Think about what that validation actually means. Six different countries. Six different regulatory environments. Six different languages. Multiple different banking practices. All running on the same core platform.
That’s not a feature launch. That’s proof your entire business model works.
The Architecture Decision
The temptation in multi-market expansion is to handle differences at the surface level. Different UI for Germany. Different workflows for France. Same core, different skins.
That breaks down quickly in mortgage technology. The differences aren’t cosmetic—they’re fundamental. How you calculate affordability varies by country. What documents you need varies by jurisdiction.
Oper’s solution was building flexibility into the platform architecture itself. Not customization layers on top of a rigid core, but a core designed to handle regulatory variance as a first-class concern.
“We really take on the origination journey. We basically bring it to the, let’s say, 21st or even 22nd century by reducing paper and by using technology intelligently,” Geert explains. But doing that across multiple markets meant the intelligence had to be multi-jurisdictional from the start.
The Design Partner Strategy
Oper’s first customer played a crucial role in this validation. “If this is what you guys are going to build, I’ll happily be your first client. And I want to act as a design partner,” they said.

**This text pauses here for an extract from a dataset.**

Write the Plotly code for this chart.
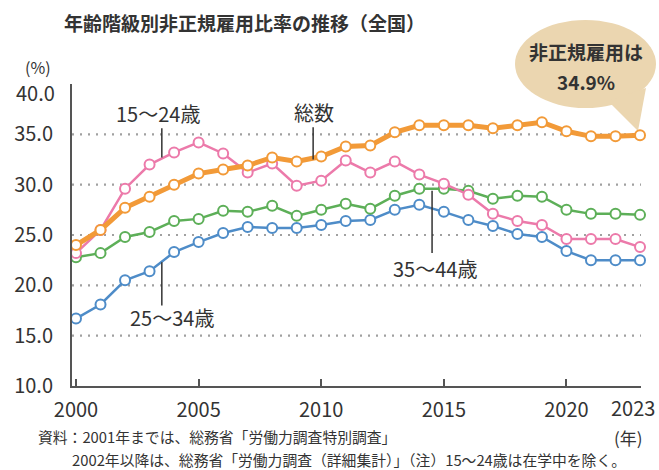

That design partnership created something valuable: a customer who understood they were helping build something bigger than a point solution.
But the real test came with markets two, three, and four. Each new market tested whether the architecture decisions held up. Could you add a new regulatory framework without breaking existing implementations?
“Still one of our client today and still super happy of using opera and like taking in all our new features,” Geert notes about that first design partner. The “taking in all our new features” part matters—features built for new markets benefit existing ones. The platform gets better for everyone as it expands.
Choosing Milestones That Actually Matter
Most founders track ARR, customer count, team size. These are reasonable metrics. They’re what investors ask about.
But Geert’s insight was recognizing that for Oper’s specific business model, six live markets with one codebase was more important than revenue milestones.
Why? Because that milestone validated the entire thesis the company was built on. Revenue can grow through brute force—more sales reps, more markets, more customization. But sustainable revenue from a truly pan-European platform? That only happens if your core architecture actually works.
This principle applies broadly: choose milestones that validate your business model, not just milestones that look good in investor updates.
If you’re building developer tools, the milestone might be adoption by companies with radically different tech stacks. If you’re building security software, it might be passing audits in three different regulatory regimes. If you’re building collaboration software, it might be retention across companies with completely different org structures.
The point is identifying what needs to be true for your business to work at scale—and celebrating like crazy when you prove it.
The Community Multiplier
Reaching six markets with one codebase creates a second-order benefit: you can bring those markets together.
“We bring together our clients and our prospects. So we build communities,” Geert explains. When a German bank and a Swiss bank and an Austrian bank are all using the same platform, they can learn from each other. Best practices from one market inform implementations in another.
This wouldn’t be possible if each market ran a different fork of the product. The community effect requires actual commonality, not superficial similarity.
The Implication for International Expansion
Most advice about international expansion assumes you’ll customize heavily for each market. The conventional wisdom is that respecting local differences means building local solutions.
Oper’s approach suggests a different path: design for variance from day one, then prove you can actually serve multiple markets with that single design.
The challenge is resisting the temptation to customize your way into new markets. Every country-specific feature is a bet against platform uniformity. Every special case is technical debt that makes the next market harder.
But if you can build true platform flexibility—if you can reach six markets with one codebase—you’ve built something that actually scales. Not just in theory. In practice.
For Geert and Oper, proving that was worth celebrating. “For us, it really meant that this pan european software, which has been really hard to do, got validated.”
That validation is worth more than any single revenue milestone. It’s proof your business model works.